I must keep alive in myself the desire for my true country, which I shall not find till after death; I must never let it get snowed under or turned aside; I must make it the main object of life to press on to that other country and help others to do the same.

Fiction, properly used and understood, stokes this desire and encourages us to press on toward the true beauty and wonder of God’s creation–both visible and invisible. Exploring the wonderful worlds of fiction should not be a desertion of reality, but a press toward a greater understanding of reality. We should bring that wonder back with us when we return to the “real world.”

But I promised to quote “On Fairy Stories,” so let’s look at how Tolkien put it.

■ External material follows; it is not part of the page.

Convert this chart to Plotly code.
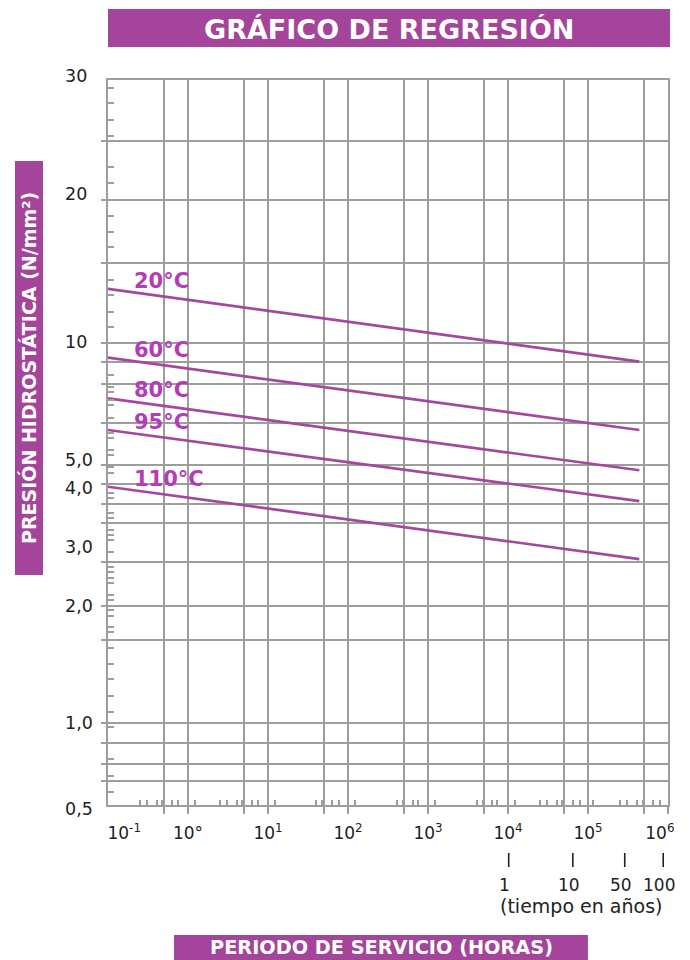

I have claimed that Escape is one of the main functions of fairy-stories, and since I do not disapprove of them, it is plain that I do not accept the tone of scorn or pity with which “Escape” is now so often used: a tone for which the uses of the word outside literary criticism give no warrant at all. In what the misusers are fond of calling Real Life, Escape is evidently as a rule very practical, and may even be heroic. In real life it is difficult to blame it, unless it fails; in criticism it would seem to be the worse the better it succeeds. Evidently we are faced by a misuse of words, and also by a confusion of thought. Why should a man be scorned if, finding himself in prison, he tries to get out and go home? Or if, when he cannot do so, he thinks and talks about other topics than jailers and prison-walls? The world outside has not become less real because the prisoner cannot see it. In using escape in this way the critics have chosen the wrong word, and, what is more, they are confusing, not always by sincere error, the Escape of the Prisoner with the Flight of the Deserter.

“On Fairy Stories” by J.R.R. Tolkien

Truly good fiction should reflect the reality of God’s design in ways that we miss in the “real world,” or present those realities in ways that make us think on them anew. Reading fiction should not be an escape from what is real, but an escape into something even more real than the “reality” that we see in the everyday. Fiction reminds us that the mundane and everyday tasks we accomplish have a purpose larger than ourselves, that heroism is still valuable, that the world is more than material, and that God is in the business of accomplishing more than we can possibly think or imagine. Fiction pushes us to imagine, to think on the fantastical, and to bring those values back into the “real world” that we inhabit and the way we interact therein.

Knowing Where We’re Escaping To

This definition of true escape brings with it an inherent responsibility to know where it is that we’re running to. Not all fiction is created equal. If we are “escaping” into books void of real truth and beauty, then our escape is a desertion of reality instead of an escape into the greater truth of reality as God created it. Are we directing our “escape” toward lands of truth and beauty as God designed it, or lands built on the corruption of that truth and beauty–worlds devoid of hope and light, or that point our eyes toward false safety?

This is not to say that we cannot glean truth from even poorer-quality media–truth is impossible to fully escape in the telling of stories–but we should be striving to fill our minds with “whatever things are true, whatever things are noble, whatever things are just, whatever things are pure, whatever things are lovely.” We should put thought into our escape plan to ensure that we arrive where we want to be. Much more of our time should be spent on fiction that returns on the investment than on fiction that provides little lasting value.

“Escape” through fiction is not an inherent problem, but a means by which we grasp hold of the invisible truth and beauty in our world (and the visible, sometimes, too). Fiction does what “real life” isn’t always able to do and “sneaks past the watchful dragons” that keep us from embracing truth in a purely intellectual way, instead giving us a means by which we can connect with it on an emotional level through story. (Quote paraphrased from Lewis’s essay, “Sometimes Fairy Stories May Say Best What’s to be Said.”) So let’s escape to places of wisdom, virtue, and hope.

What are your favorite places of fictional “escape”?